**DATASET CONTENT:**
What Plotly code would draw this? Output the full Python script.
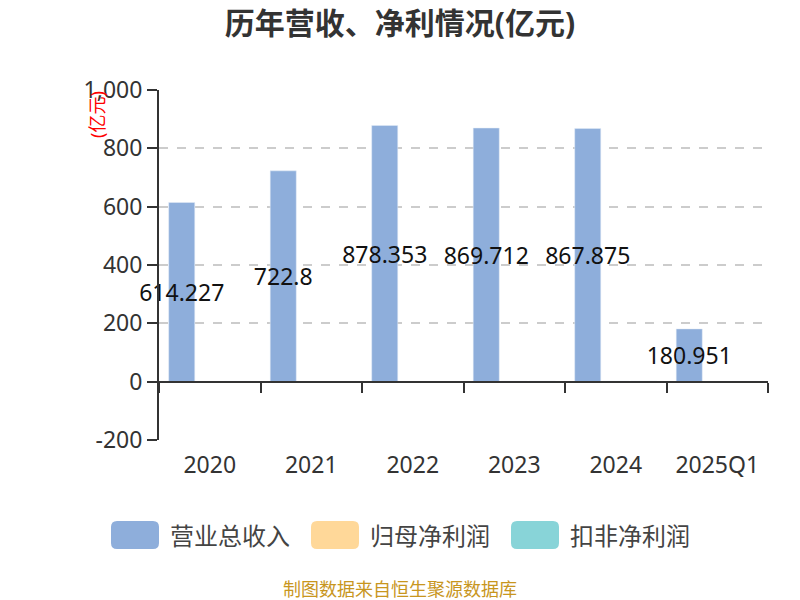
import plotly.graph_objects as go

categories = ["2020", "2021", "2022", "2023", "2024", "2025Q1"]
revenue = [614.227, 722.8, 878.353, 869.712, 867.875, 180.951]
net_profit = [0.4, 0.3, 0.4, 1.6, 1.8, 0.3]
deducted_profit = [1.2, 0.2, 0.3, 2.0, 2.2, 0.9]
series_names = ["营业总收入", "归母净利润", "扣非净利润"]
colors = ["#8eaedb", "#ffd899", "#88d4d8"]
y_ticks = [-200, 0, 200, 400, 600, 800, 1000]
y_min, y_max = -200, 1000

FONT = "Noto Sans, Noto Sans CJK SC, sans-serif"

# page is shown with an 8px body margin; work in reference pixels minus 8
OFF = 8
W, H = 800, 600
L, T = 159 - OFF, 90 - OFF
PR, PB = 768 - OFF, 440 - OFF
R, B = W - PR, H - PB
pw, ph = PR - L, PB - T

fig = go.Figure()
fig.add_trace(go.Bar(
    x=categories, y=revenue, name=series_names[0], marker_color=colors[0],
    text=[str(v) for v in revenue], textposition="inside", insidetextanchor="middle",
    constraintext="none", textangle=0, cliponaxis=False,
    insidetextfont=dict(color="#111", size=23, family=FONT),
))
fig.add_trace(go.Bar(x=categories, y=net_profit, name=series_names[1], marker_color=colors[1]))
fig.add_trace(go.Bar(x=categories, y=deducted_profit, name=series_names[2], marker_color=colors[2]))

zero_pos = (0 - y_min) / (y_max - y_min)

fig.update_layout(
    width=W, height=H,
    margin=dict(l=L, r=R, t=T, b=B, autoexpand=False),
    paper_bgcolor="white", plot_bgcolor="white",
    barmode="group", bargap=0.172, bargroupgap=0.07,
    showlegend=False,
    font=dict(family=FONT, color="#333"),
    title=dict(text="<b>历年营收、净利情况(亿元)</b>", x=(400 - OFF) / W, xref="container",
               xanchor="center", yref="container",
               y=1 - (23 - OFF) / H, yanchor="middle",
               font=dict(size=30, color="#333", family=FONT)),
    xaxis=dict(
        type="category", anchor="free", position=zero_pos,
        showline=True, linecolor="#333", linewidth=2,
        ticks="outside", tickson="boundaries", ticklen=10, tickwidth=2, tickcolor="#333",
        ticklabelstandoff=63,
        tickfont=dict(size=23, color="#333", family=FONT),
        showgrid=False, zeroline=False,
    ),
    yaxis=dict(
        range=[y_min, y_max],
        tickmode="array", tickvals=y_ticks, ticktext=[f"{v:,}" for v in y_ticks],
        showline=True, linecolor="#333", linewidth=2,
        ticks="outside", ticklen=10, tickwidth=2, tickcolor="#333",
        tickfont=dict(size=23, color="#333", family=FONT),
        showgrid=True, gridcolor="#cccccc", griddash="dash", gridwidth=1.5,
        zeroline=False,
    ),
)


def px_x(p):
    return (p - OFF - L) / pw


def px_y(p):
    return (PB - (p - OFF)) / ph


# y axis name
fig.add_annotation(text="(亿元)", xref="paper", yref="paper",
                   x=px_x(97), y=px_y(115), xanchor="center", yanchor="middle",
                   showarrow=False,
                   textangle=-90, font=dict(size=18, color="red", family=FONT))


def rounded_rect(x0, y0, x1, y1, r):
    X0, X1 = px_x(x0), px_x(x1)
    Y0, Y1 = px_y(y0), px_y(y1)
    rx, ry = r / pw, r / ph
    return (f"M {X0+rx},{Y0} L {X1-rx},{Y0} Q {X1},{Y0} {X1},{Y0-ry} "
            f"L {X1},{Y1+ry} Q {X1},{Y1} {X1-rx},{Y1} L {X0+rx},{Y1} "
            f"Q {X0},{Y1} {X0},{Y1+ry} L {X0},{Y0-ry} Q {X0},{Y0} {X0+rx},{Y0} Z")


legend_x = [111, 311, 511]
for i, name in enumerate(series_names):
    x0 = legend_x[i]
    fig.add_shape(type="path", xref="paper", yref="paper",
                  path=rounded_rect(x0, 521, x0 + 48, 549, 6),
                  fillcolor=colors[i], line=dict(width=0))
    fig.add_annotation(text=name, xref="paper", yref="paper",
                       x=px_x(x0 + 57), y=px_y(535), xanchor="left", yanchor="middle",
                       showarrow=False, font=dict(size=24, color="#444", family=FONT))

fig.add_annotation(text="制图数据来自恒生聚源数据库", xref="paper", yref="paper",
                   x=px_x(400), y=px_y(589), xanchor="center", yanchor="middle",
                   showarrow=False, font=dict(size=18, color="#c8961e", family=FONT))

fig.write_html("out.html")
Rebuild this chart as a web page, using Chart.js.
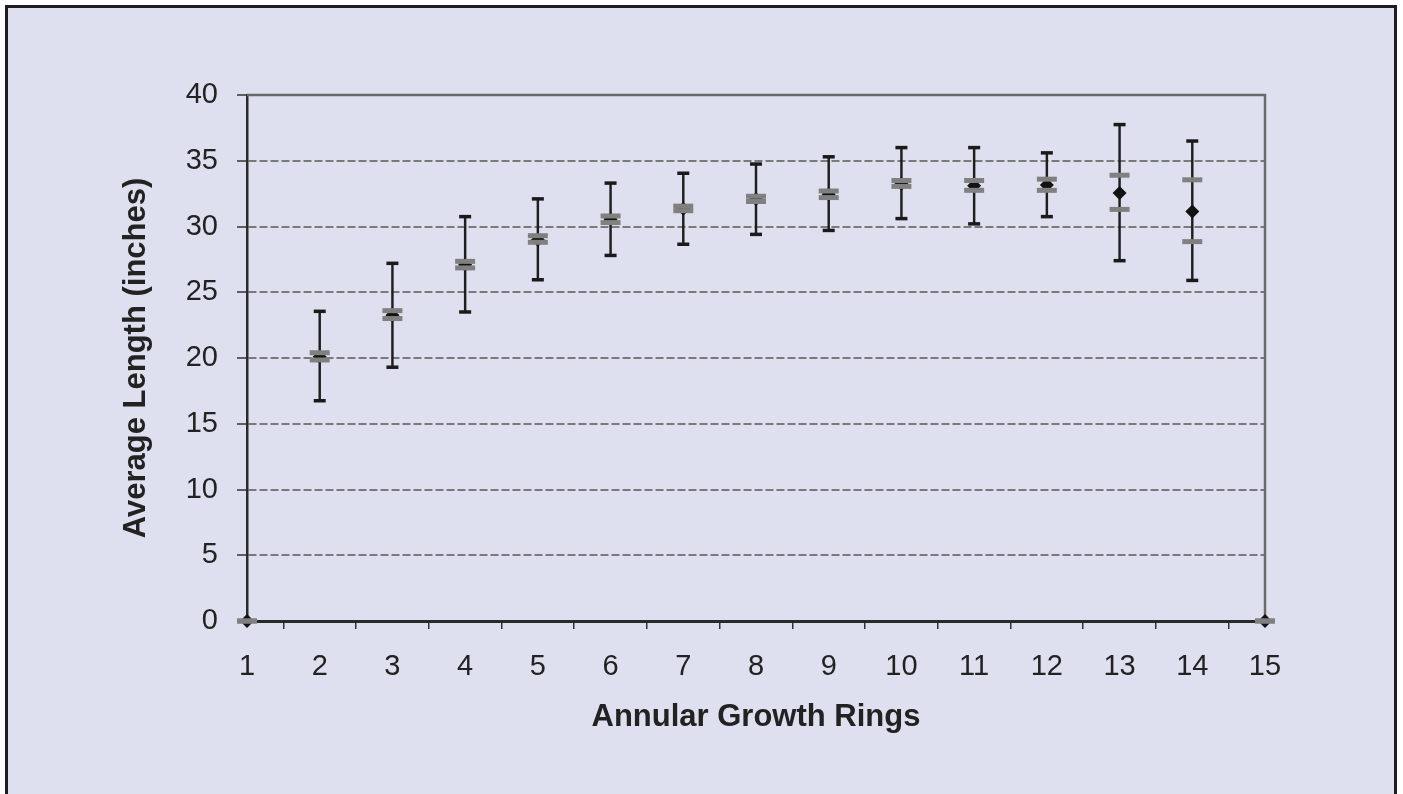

**EXERCISE DIRECTIONS:**
Give back exactly the lines from the top of the records to the line containing "zero_pos = (0 - y_min) / (y_max - y_min)", both included, and no pictures.

**TASK RESULT:**
What Plotly code would draw this? Output the full Python script.
import plotly.graph_objects as go

categories = ["2020", "2021", "2022", "2023", "2024", "2025Q1"]
revenue = [614.227, 722.8, 878.353, 869.712, 867.875, 180.951]
net_profit = [0.4, 0.3, 0.4, 1.6, 1.8, 0.3]
deducted_profit = [1.2, 0.2, 0.3, 2.0, 2.2, 0.9]
series_names = ["营业总收入", "归母净利润", "扣非净利润"]
colors = ["#8eaedb", "#ffd899", "#88d4d8"]
y_ticks = [-200, 0, 200, 400, 600, 800, 1000]
y_min, y_max = -200, 1000

FONT = "Noto Sans, Noto Sans CJK SC, sans-serif"

# page is shown with an 8px body margin; work in reference pixels minus 8
OFF = 8
W, H = 800, 600
L, T = 159 - OFF, 90 - OFF
PR, PB = 768 - OFF, 440 - OFF
R, B = W - PR, H - PB
pw, ph = PR - L, PB - T

fig = go.Figure()
fig.add_trace(go.Bar(
    x=categories, y=revenue, name=series_names[0], marker_color=colors[0],
    text=[str(v) for v in revenue], textposition="inside", insidetextanchor="middle",
    constraintext="none", textangle=0, cliponaxis=False,
    insidetextfont=dict(color="#111", size=23, family=FONT),
))
fig.add_trace(go.Bar(x=categories, y=net_profit, name=series_names[1], marker_color=colors[1]))
fig.add_trace(go.Bar(x=categories, y=deducted_profit, name=series_names[2], marker_color=colors[2]))

zero_pos = (0 - y_min) / (y_max - y_min)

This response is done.